• DATA SHOWN:
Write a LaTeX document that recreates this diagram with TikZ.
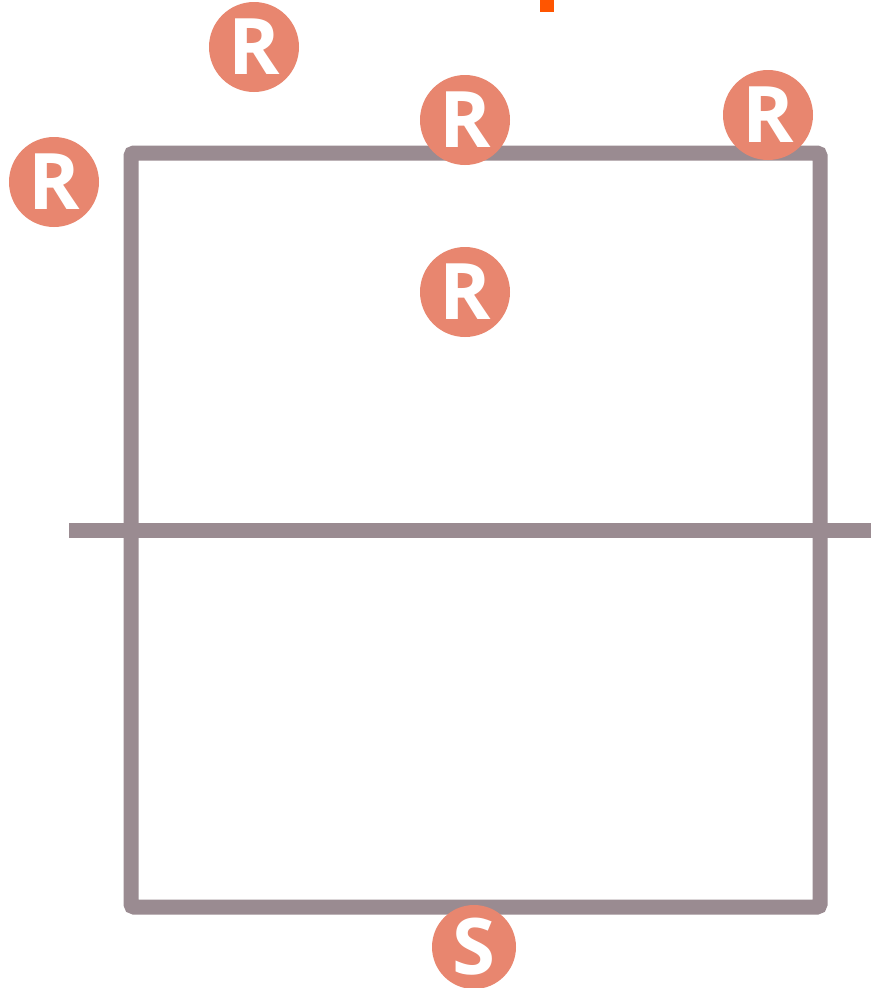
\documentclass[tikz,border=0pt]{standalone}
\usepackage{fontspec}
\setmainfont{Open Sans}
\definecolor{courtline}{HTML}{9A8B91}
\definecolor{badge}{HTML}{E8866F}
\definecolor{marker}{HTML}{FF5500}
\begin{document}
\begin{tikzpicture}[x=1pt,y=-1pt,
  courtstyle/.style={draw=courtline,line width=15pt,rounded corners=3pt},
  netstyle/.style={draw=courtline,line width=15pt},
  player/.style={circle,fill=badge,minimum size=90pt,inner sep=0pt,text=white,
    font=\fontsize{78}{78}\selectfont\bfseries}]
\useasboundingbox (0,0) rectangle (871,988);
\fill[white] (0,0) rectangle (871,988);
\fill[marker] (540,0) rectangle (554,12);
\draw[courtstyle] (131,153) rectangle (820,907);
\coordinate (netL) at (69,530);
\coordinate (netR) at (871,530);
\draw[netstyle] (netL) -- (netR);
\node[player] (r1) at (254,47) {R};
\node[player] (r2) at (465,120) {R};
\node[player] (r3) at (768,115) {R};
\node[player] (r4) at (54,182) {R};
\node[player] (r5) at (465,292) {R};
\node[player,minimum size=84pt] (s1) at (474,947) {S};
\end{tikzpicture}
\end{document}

• GIVEN REQUEST: Write out the listing above again, exactly, but with no pictures in the copy.

• ANSWER TO THE TASK:
Write a LaTeX document that recreates this diagram with TikZ.
\documentclass[tikz,border=0pt]{standalone}
\usepackage{fontspec}
\setmainfont{Open Sans}
\definecolor{courtline}{HTML}{9A8B91}
\definecolor{badge}{HTML}{E8866F}
\definecolor{marker}{HTML}{FF5500}
\begin{document}
\begin{tikzpicture}[x=1pt,y=-1pt,
  courtstyle/.style={draw=courtline,line width=15pt,rounded corners=3pt},
  netstyle/.style={draw=courtline,line width=15pt},
  player/.style={circle,fill=badge,minimum size=90pt,inner sep=0pt,text=white,
    font=\fontsize{78}{78}\selectfont\bfseries}]
\useasboundingbox (0,0) rectangle (871,988);
\fill[white] (0,0) rectangle (871,988);
\fill[marker] (540,0) rectangle (554,12);
\draw[courtstyle] (131,153) rectangle (820,907);
\coordinate (netL) at (69,530);
\coordinate (netR) at (871,530);
\draw[netstyle] (netL) -- (netR);
\node[player] (r1) at (254,47) {R};
\node[player] (r2) at (465,120) {R};
\node[player] (r3) at (768,115) {R};
\node[player] (r4) at (54,182) {R};
\node[player] (r5) at (465,292) {R};
\node[player,minimum size=84pt] (s1) at (474,947) {S};
\end{tikzpicture}
\end{document}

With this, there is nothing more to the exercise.